The Kalevala in modern art

The Kalevala interests modern Finns today not only because of its symbolic value, but also because of its content. The epic itself, like folk poetry and folk music, is the focus of intense, ongoing study and interpretation.

The 150th anniversary of the Old Kalevala in 1985 began a new Kalevala renaissance in the Finnish art world. The Kalevala has been "taken down from the shelf and dusted off" for re-use.

When modern artists utilize the Kalevala, they are not merely re-telling or re-illustrating the Kalevala's stories, rather, they wish to address, through the mystical world of the Kalevala, the eternal questions facing humanity: life, death, love, and survival.

The Kalevala thus lives on in Finnish culture. From a perspective of nearly 200 years what is significant is that each generation has interpreted the Kalevala from its own standpoint, using what went before and creating new things. The Kalevala has not gathered dust on a pedestal but has been present in both celebration and everyday life.

Akseli Gallen-Kallela was not the first person to portray Väinämöinen's striving for the impossible in the Kalevala, although his Aino triptych is the best known example of this theme.

Even earlier, in 1864, R.W. Ekman had depicted the elderly Väinämöinen reaching toward a young woman who was mysterious and unattainable.

The women's magazine Me Naiset has made use of this theme which is part of our national consciousness in its advertising campaign emphasizing woman-power. In his Canine Kalevala, Mauri Kunnas has similarly overturned traditional roles.

In the 1990s, the Kalevala has inspired, among others, photographer Vertti Teräsvuori, who stretched traditional boundaries of Kalevala interpretation with his multimedia exhibition Pre Kalevala. This exhibition consists of photographs, film footage, jewelry, objects, clothing, etc. It is a depiction of a world in which the power of the magical word still influences everyday life.

In 1997, after an interval of roughly a decade, the theatre once again took up the theme of the Kalevala, this time using new ideas. For example in the Kalevala as performed by the Finnish National Theatre, a picture was created of Väinämöinen which was more comic than heroic. In this performance, commonalities were sought between present-day Finland and the ancient era described by the Kalevala.

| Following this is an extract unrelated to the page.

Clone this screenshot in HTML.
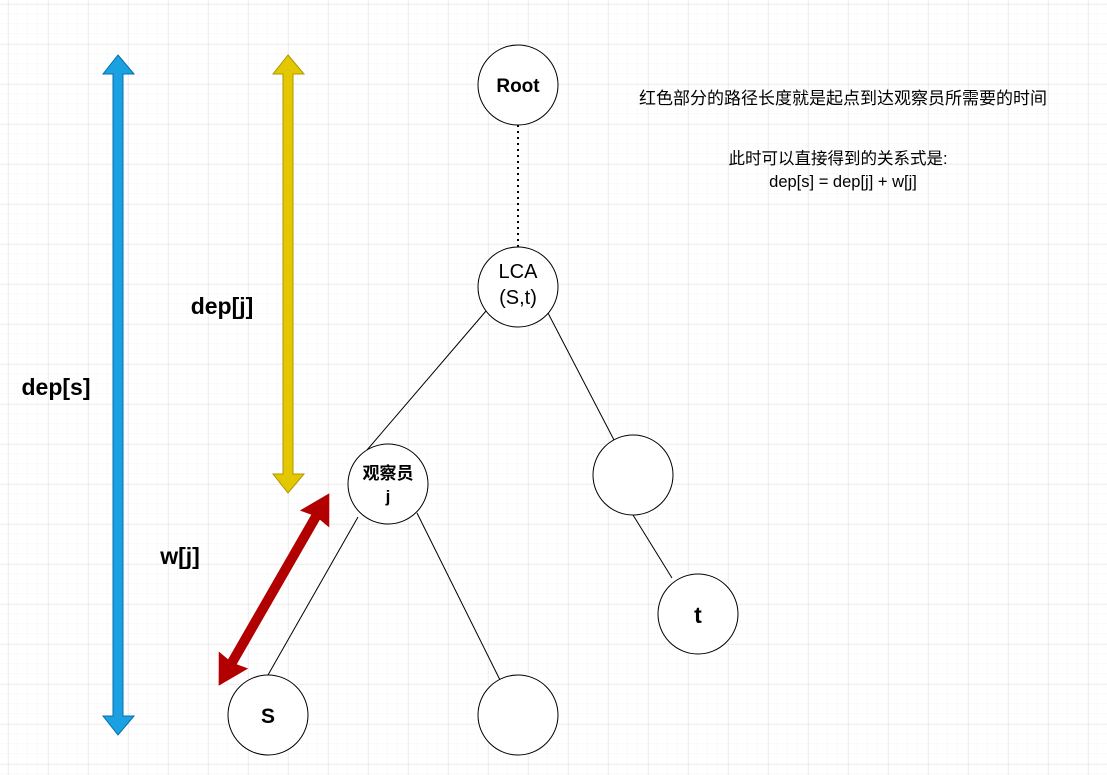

In Finnish music with Kalevalaic themes, the tragic tale of Kullervo has inspired a number of composers, beginning with Sibelius. On Kalevala Day (February 28) 1992, the opera Kullervo by composer Aulis Sallinen made its debut in Los Angeles. In Finland the opera's opening night was in November of 1993.

Aulis Sallinen tells why he selected the theme of Kullervo for interpretation: "This story would hardly deserve to be told if not for one song which stands above the rest. This is theme of Kullervo's mother…Within the figure of a human monster, an wretched man, his mother perceives a small boy, lost ages ago, with shining boyish hair of linen-gold. Having finished this work I am still of the same opinion. That is exactly what he became."

In addition to the Kalevala's Aino and Kullervo, the Sampo is another theme which has guided artists to the themes of the Kalevala. In music, artists have striven to express the mystery of the Sampo in a more spectacular manner. Of the modern Finnish composers, Einojuhani Rautavaara defines the attainment, theft, and destruction of the Sampo during its theft as the key to the Sampo's mystery. It must be lost in order for it to be an object of longing. In Rautavaara's work the tales of the Kalevala are distanced from realism and its events approach legendary status.

The Kalevala and its tales open up possibilities for endless interpretation. Perhaps it is this which explains the longevity and vitality of the Kalevala, which even in today's world show no signs of diminishing.